Ripple-spreading algorithm for network design
Ripple-spreading modelling is a novel approach inspired by the natural ripple-spreading phenomenon on fluid surfaces invented by Xiaobing Hu. It has good potential as an encoding scheme for modeling random complex networks using stochastic optimization and improving the performance of such genetic algorithms for combinatorial optimization problems. Suppose a bunch of stakes are randomly distributed in a quiet water pool. Then a stone is thrown into the pool and an initial ripple is generated from the point where the stone enters the water. When the ripple reaches a stake, a new ripple is generated around the stake due to wave reflection. As the initial stimulating ripple is spreading, more and more responding ripples are stimulated around stakes. This can be used to create connections (e.g., network links) between the spatio-temporaly distributed nodes.
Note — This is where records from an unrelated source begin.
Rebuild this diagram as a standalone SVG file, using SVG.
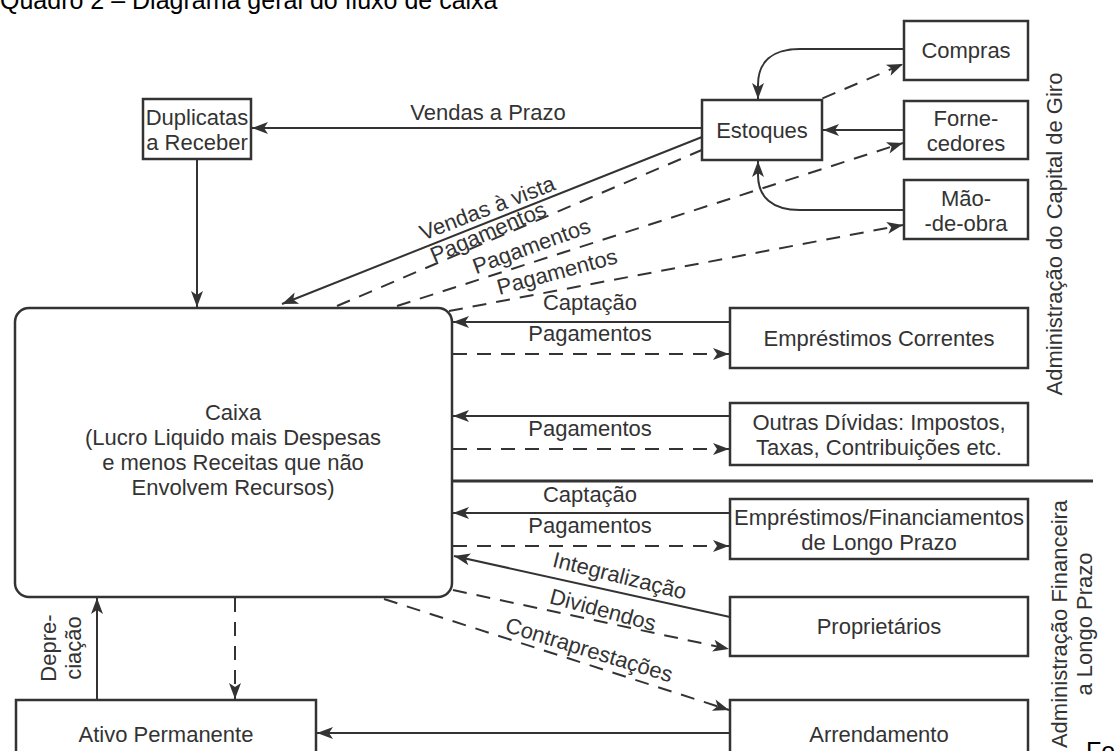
<svg xmlns="http://www.w3.org/2000/svg" width="1120" height="751" viewBox="0 0 1120 751">
<style>
text{font-family:"Liberation Sans",Arial,sans-serif;font-size:22px;fill:#333;}
.title{fill:#000;font-size:25px;}
.box{fill:#fff;stroke:#333;stroke-width:2.5;}
.c{text-anchor:middle;}
.ln{fill:none;stroke:#333;stroke-width:2;}
.ds{fill:none;stroke:#333;stroke-width:2;stroke-dasharray:14 10;}
</style>
<defs>
<marker id="ah" markerUnits="userSpaceOnUse" markerWidth="16" markerHeight="12" refX="16" refY="6" orient="auto" overflow="visible">
<path d="M0,0 L16,6 L0,12 L4,6 z" fill="#333"/>
</marker>
</defs>
<rect width="1120" height="751" fill="#fff"/>
<text class="title" x="0" y="8.5">Quadro 2 – Diagrama geral do fluxo de caixa</text>

<g id="connectors">
<line class="ln" x1="702" y1="128" x2="252" y2="128" marker-end="url(#ah)"/>
<line class="ln" x1="197" y1="159" x2="197" y2="307" marker-end="url(#ah)"/>
<line class="ln" x1="702" y1="137" x2="282" y2="304" marker-end="url(#ah)"/>
<line class="ds" x1="337" y1="306" x2="903" y2="64" marker-end="url(#ah)"/>
<line class="ds" x1="397" y1="306" x2="903" y2="143" marker-end="url(#ah)"/>
<line class="ds" x1="449" y1="311" x2="903" y2="225" marker-end="url(#ah)"/>
<path class="ln" d="M904,49 L800,49 C772,49 758,62 758,85 L758,99" marker-end="url(#ah)"/>
<line class="ln" x1="904" y1="130" x2="823" y2="130" marker-end="url(#ah)"/>
<path class="ln" d="M904,210 L800,210 C772,210 758,197 758,175 L758,161" marker-end="url(#ah)"/>
<line class="ln" x1="730" y1="322" x2="453" y2="322" marker-end="url(#ah)"/>
<line class="ds" x1="453" y1="354" x2="729" y2="354" marker-end="url(#ah)"/>
<line class="ln" x1="730" y1="416" x2="453" y2="416" marker-end="url(#ah)"/>
<line class="ds" x1="453" y1="449" x2="729" y2="449" marker-end="url(#ah)"/>
<line x1="452" y1="481" x2="1093" y2="481" stroke="#333" stroke-width="3"/>
<line class="ln" x1="730" y1="513" x2="453" y2="513" marker-end="url(#ah)"/>
<line class="ds" x1="453" y1="546" x2="729" y2="546" marker-end="url(#ah)"/>
<line class="ln" x1="730" y1="617" x2="454" y2="556" marker-end="url(#ah)"/>
<line class="ds" x1="453" y1="590" x2="729" y2="649" marker-end="url(#ah)"/>
<line class="ds" x1="384" y1="599" x2="729" y2="710" marker-end="url(#ah)"/>
<line class="ln" x1="730" y1="733" x2="317" y2="733" marker-end="url(#ah)"/>
<line class="ln" x1="97" y1="700" x2="97" y2="598" marker-end="url(#ah)"/>
<line class="ds" x1="235" y1="598" x2="235" y2="699" marker-end="url(#ah)"/>

<text class="c" x="488" y="120">Vendas a Prazo</text>
<text class="c" transform="translate(490,215) rotate(-21)">Vendas à vista</text>
<text class="c" transform="translate(491,239) rotate(-23)">Pagamentos</text>
<text class="c" transform="translate(534,253) rotate(-20)">Pagamentos</text>
<text class="c" transform="translate(559,279) rotate(-15)">Pagamentos</text>
<text class="c" x="590" y="310">Captação</text>
<text class="c" x="590" y="341">Pagamentos</text>
<text class="c" x="590" y="436">Pagamentos</text>
<text class="c" x="590" y="502">Captação</text>
<text class="c" x="590" y="533">Pagamentos</text>
<text class="c" transform="translate(618,583) rotate(14)">Integralização</text>
<text class="c" transform="translate(601,617) rotate(15)">Dividendos</text>
<text class="c" transform="translate(587,657) rotate(17)">Contraprestações</text>
<text class="c" transform="translate(56,648) rotate(-90)"><tspan x="0" y="0">Depre-</tspan><tspan x="0" dy="25">ciação</tspan></text>
</g>

<g id="compras"><rect class="box" x="904" y="21" width="124" height="59"/><text class="c" x="966" y="58">Compras</text></g>
<g id="estoques"><rect class="box" x="702" y="100" width="120" height="60"/><text class="c" x="762" y="138">Estoques</text></g>
<g id="fornecedores"><rect class="box" x="904" y="101" width="124" height="58"/><text class="c"><tspan x="966" y="126">Forne-</tspan><tspan x="966" dy="25">cedores</tspan></text></g>
<g id="maodeobra"><rect class="box" x="904" y="180" width="124" height="59"/><text class="c"><tspan x="966" y="206">Mão-</tspan><tspan x="966" dy="25">-de-obra</tspan></text></g>
<g id="duplicatas"><rect class="box" x="143" y="99" width="108" height="60"/><text class="c"><tspan x="197" y="125">Duplicatas</tspan><tspan x="197" dy="25">a Receber</tspan></text></g>
<g id="caixa"><rect class="box" x="15" y="308" width="437" height="289" rx="14"/>
<text class="c"><tspan x="233" y="420">Caixa</tspan><tspan x="233" dy="25">(Lucro Liquido mais Despesas</tspan><tspan x="233" dy="25">e menos Receitas que não</tspan><tspan x="233" dy="25">Envolvem Recursos)</tspan></text></g>
<g id="emprestimos-correntes"><rect class="box" x="730" y="308" width="298" height="60"/><text class="c" x="879" y="346">Empréstimos Correntes</text></g>
<g id="outras-dividas"><rect class="box" x="730" y="403" width="298" height="62"/><text class="c"><tspan x="879" y="430">Outras Dívidas: Impostos,</tspan><tspan x="879" dy="25">Taxas, Contribuições etc.</tspan></text></g>
<g id="emprestimos-lp"><rect class="box" x="730" y="499" width="298" height="60"/><text class="c"><tspan x="879" y="525">Empréstimos/Financiamentos</tspan><tspan x="879" dy="25">de Longo Prazo</tspan></text></g>
<g id="proprietarios"><rect class="box" x="730" y="597" width="298" height="59"/><text class="c" x="879" y="634">Proprietários</text></g>
<g id="arrendamento"><rect class="box" x="730" y="700" width="298" height="70"/><text class="c" x="879" y="742">Arrendamento</text></g>
<g id="ativo-permanente"><rect class="box" x="16" y="700" width="300" height="70"/><text class="c" x="166" y="742">Ativo Permanente</text></g>

<g id="side-labels">
<text class="c" transform="translate(1062,234) rotate(-90)">Administração do Capital de Giro</text>
<text class="c" transform="translate(1067,624) rotate(-90)"><tspan x="0" y="0">Administração Financeira</tspan><tspan x="0" dy="25">a Longo Prazo</tspan></text>
</g>
<text class="title" x="1086" y="760">Fo</text>
</svg>
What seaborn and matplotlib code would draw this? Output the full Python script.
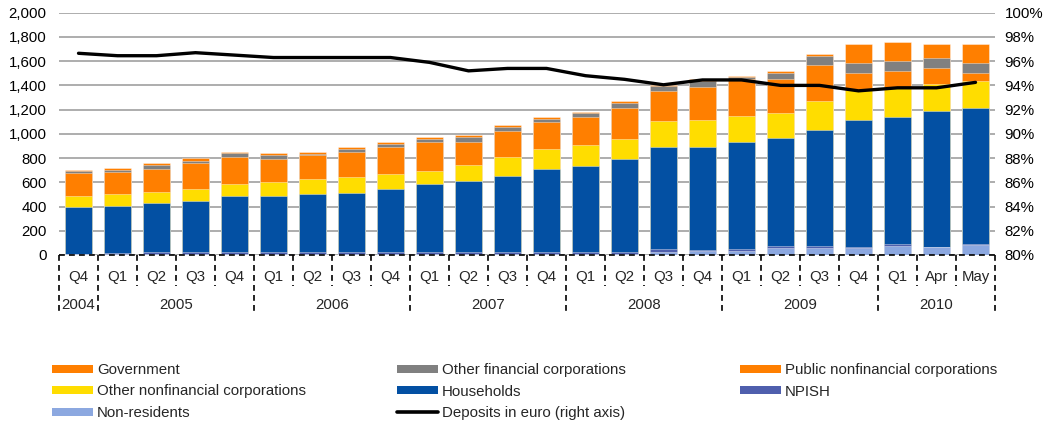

An energy decay model for the spreading ripples can be used to determine connectivity or probabilities of connectivity in stochastic or semi-stochastic versions of the model. The advantage of this idea (also used for optimization problems like multi-objective scheduling in ATC where complex solution encodings create a consistency problem for operators like crossover) is that only a very simple encoding is necessary (the coordinates of the epicentre of the ripple-spreading process). Different networks are created from a same spatial distribution of nodes depending of this initial parameter.
Hu, X-B. Wang, M., Leeson, M. S, Hines, E. L., and Di Paolo, E. A. (2011) A Deterministic Ripple-Spreading Model for Complex Networks, Physical Review E, 83, 046123, doi: 10.1103/PhysRevE.00.006100.
Hu, X-B., Di Paolo E. A. and Barnett, L. (2008). Ripple-spreading model and genetic algorithm for random complex networks: Preliminary study. In The World Congress on Computer Intelligence (WCCI2008), Hong Kong, China, 01-06 June 2008.